> **EXTRACTED RECORDS**
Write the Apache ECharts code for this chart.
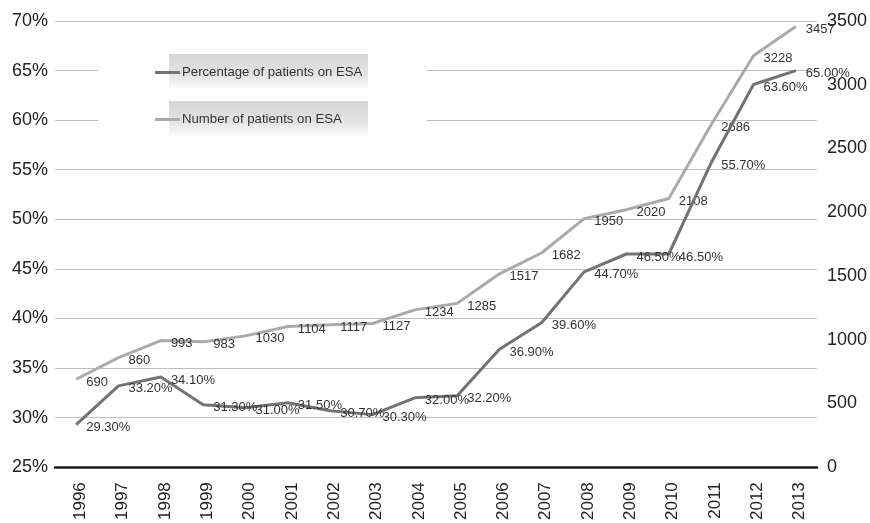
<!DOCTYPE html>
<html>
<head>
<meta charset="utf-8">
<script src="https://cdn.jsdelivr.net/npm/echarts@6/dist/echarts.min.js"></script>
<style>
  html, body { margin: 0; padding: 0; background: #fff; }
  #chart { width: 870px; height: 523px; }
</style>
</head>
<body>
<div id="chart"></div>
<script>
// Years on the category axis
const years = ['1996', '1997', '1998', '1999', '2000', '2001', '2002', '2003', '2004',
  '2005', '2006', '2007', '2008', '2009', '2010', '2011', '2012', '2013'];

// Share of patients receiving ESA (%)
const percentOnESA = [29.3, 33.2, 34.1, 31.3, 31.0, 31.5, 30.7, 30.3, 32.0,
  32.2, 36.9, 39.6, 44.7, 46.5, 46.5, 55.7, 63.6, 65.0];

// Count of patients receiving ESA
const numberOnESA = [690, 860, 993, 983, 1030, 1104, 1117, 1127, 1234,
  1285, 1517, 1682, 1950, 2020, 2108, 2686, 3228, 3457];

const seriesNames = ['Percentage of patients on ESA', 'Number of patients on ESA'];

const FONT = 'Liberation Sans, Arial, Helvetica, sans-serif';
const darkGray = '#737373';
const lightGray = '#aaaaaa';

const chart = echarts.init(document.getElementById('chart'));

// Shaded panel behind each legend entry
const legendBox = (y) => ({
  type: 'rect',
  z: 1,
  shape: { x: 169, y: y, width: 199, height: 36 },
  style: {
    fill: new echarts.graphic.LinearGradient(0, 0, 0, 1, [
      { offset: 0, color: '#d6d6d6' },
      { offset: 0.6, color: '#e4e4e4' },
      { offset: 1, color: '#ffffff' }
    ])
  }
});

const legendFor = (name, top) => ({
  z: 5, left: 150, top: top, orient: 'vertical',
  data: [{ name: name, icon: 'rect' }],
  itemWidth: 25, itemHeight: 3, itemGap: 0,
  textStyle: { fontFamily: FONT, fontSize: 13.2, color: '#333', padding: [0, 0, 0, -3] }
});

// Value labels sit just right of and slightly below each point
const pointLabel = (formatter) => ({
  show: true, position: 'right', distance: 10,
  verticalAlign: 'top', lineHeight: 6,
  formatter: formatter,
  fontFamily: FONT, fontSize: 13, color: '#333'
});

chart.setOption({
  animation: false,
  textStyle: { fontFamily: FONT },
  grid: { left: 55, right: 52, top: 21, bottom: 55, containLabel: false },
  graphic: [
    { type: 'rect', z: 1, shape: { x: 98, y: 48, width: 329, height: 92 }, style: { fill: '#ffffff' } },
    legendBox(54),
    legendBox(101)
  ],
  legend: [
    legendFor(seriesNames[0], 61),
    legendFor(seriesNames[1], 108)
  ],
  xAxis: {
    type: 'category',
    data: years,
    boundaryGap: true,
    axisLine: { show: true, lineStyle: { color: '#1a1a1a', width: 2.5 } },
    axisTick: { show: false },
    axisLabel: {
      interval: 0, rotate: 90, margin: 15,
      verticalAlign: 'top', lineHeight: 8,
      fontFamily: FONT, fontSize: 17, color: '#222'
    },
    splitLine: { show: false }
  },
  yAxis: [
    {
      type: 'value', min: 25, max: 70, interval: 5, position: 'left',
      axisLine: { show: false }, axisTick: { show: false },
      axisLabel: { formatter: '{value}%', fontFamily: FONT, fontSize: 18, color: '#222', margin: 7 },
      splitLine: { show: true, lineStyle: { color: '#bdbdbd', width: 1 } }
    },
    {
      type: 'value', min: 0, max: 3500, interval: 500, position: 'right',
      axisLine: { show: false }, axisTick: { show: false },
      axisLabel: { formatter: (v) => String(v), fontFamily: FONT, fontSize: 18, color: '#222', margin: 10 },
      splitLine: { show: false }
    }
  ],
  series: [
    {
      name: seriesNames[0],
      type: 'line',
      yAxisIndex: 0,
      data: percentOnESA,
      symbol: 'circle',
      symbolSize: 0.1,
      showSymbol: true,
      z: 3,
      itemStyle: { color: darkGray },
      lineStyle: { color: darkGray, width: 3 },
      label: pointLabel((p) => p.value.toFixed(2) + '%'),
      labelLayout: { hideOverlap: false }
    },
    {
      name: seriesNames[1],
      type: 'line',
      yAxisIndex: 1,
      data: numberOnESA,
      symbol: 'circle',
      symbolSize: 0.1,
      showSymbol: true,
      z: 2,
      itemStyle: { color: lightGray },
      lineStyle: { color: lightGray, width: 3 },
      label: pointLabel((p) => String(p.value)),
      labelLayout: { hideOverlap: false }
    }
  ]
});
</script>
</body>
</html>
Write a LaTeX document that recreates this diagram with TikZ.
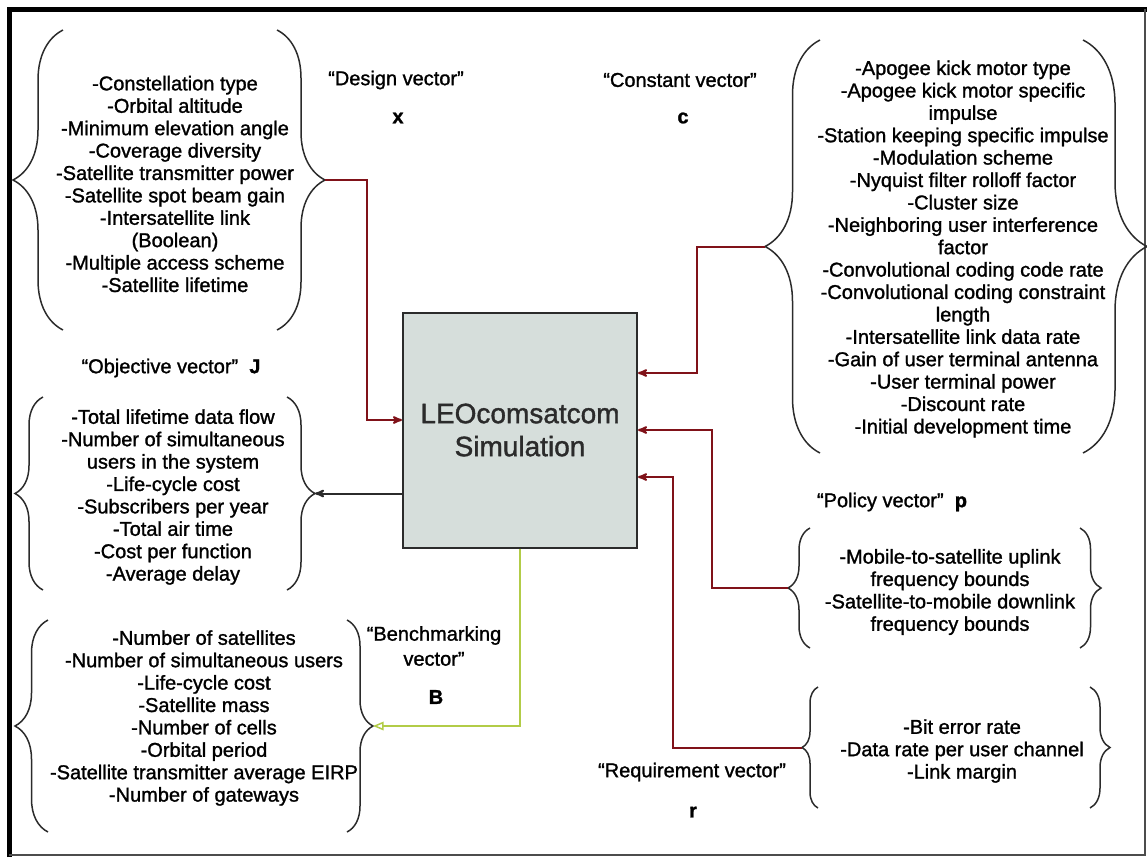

> **TASK PROMPT**
Leave out the pictures and output the rest of the material exactly as written.

> **TASK ANSWER**
Write the Apache ECharts code for this chart.
<!DOCTYPE html>
<html>
<head>
<meta charset="utf-8">
<script src="https://cdn.jsdelivr.net/npm/echarts@6/dist/echarts.min.js"></script>
<style>
  html, body { margin: 0; padding: 0; background: #fff; }
  #chart { width: 870px; height: 523px; }
</style>
</head>
<body>
<div id="chart"></div>
<script>
// Years on the category axis
const years = ['1996', '1997', '1998', '1999', '2000', '2001', '2002', '2003', '2004',
  '2005', '2006', '2007', '2008', '2009', '2010', '2011', '2012', '2013'];

// Share of patients receiving ESA (%)
const percentOnESA = [29.3, 33.2, 34.1, 31.3, 31.0, 31.5, 30.7, 30.3, 32.0,
  32.2, 36.9, 39.6, 44.7, 46.5, 46.5, 55.7, 63.6, 65.0];

// Count of patients receiving ESA
const numberOnESA = [690, 860, 993, 983, 1030, 1104, 1117, 1127, 1234,
  1285, 1517, 1682, 1950, 2020, 2108, 2686, 3228, 3457];

const seriesNames = ['Percentage of patients on ESA', 'Number of patients on ESA'];

const FONT = 'Liberation Sans, Arial, Helvetica, sans-serif';
const darkGray = '#737373';
const lightGray = '#aaaaaa';

const chart = echarts.init(document.getElementById('chart'));

// Shaded panel behind each legend entry
const legendBox = (y) => ({
  type: 'rect',
  z: 1,
  shape: { x: 169, y: y, width: 199, height: 36 },
  style: {
    fill: new echarts.graphic.LinearGradient(0, 0, 0, 1, [
      { offset: 0, color: '#d6d6d6' },
      { offset: 0.6, color: '#e4e4e4' },
      { offset: 1, color: '#ffffff' }
    ])
  }
});

const legendFor = (name, top) => ({
  z: 5, left: 150, top: top, orient: 'vertical',
  data: [{ name: name, icon: 'rect' }],
  itemWidth: 25, itemHeight: 3, itemGap: 0,
  textStyle: { fontFamily: FONT, fontSize: 13.2, color: '#333', padding: [0, 0, 0, -3] }
});

// Value labels sit just right of and slightly below each point
const pointLabel = (formatter) => ({
  show: true, position: 'right', distance: 10,
  verticalAlign: 'top', lineHeight: 6,
  formatter: formatter,
  fontFamily: FONT, fontSize: 13, color: '#333'
});

chart.setOption({
  animation: false,
  textStyle: { fontFamily: FONT },
  grid: { left: 55, right: 52, top: 21, bottom: 55, containLabel: false },
  graphic: [
    { type: 'rect', z: 1, shape: { x: 98, y: 48, width: 329, height: 92 }, style: { fill: '#ffffff' } },
    legendBox(54),
    legendBox(101)
  ],
  legend: [
    legendFor(seriesNames[0], 61),
    legendFor(seriesNames[1], 108)
  ],
  xAxis: {
    type: 'category',
    data: years,
    boundaryGap: true,
    axisLine: { show: true, lineStyle: { color: '#1a1a1a', width: 2.5 } },
    axisTick: { show: false },
    axisLabel: {
      interval: 0, rotate: 90, margin: 15,
      verticalAlign: 'top', lineHeight: 8,
      fontFamily: FONT, fontSize: 17, color: '#222'
    },
    splitLine: { show: false }
  },
  yAxis: [
    {
      type: 'value', min: 25, max: 70, interval: 5, position: 'left',
      axisLine: { show: false }, axisTick: { show: false },
      axisLabel: { formatter: '{value}%', fontFamily: FONT, fontSize: 18, color: '#222', margin: 7 },
      splitLine: { show: true, lineStyle: { color: '#bdbdbd', width: 1 } }
    },
    {
      type: 'value', min: 0, max: 3500, interval: 500, position: 'right',
      axisLine: { show: false }, axisTick: { show: false },
      axisLabel: { formatter: (v) => String(v), fontFamily: FONT, fontSize: 18, color: '#222', margin: 10 },
      splitLine: { show: false }
    }
  ],
  series: [
    {
      name: seriesNames[0],
      type: 'line',
      yAxisIndex: 0,
      data: percentOnESA,
      symbol: 'circle',
      symbolSize: 0.1,
      showSymbol: true,
      z: 3,
      itemStyle: { color: darkGray },
      lineStyle: { color: darkGray, width: 3 },
      label: pointLabel((p) => p.value.toFixed(2) + '%'),
      labelLayout: { hideOverlap: false }
    },
    {
      name: seriesNames[1],
      type: 'line',
      yAxisIndex: 1,
      data: numberOnESA,
      symbol: 'circle',
      symbolSize: 0.1,
      showSymbol: true,
      z: 2,
      itemStyle: { color: lightGray },
      lineStyle: { color: lightGray, width: 3 },
      label: pointLabel((p) => String(p.value)),
      labelLayout: { hideOverlap: false }
    }
  ]
});
</script>
</body>
</html>
Write a LaTeX document that recreates this diagram with TikZ.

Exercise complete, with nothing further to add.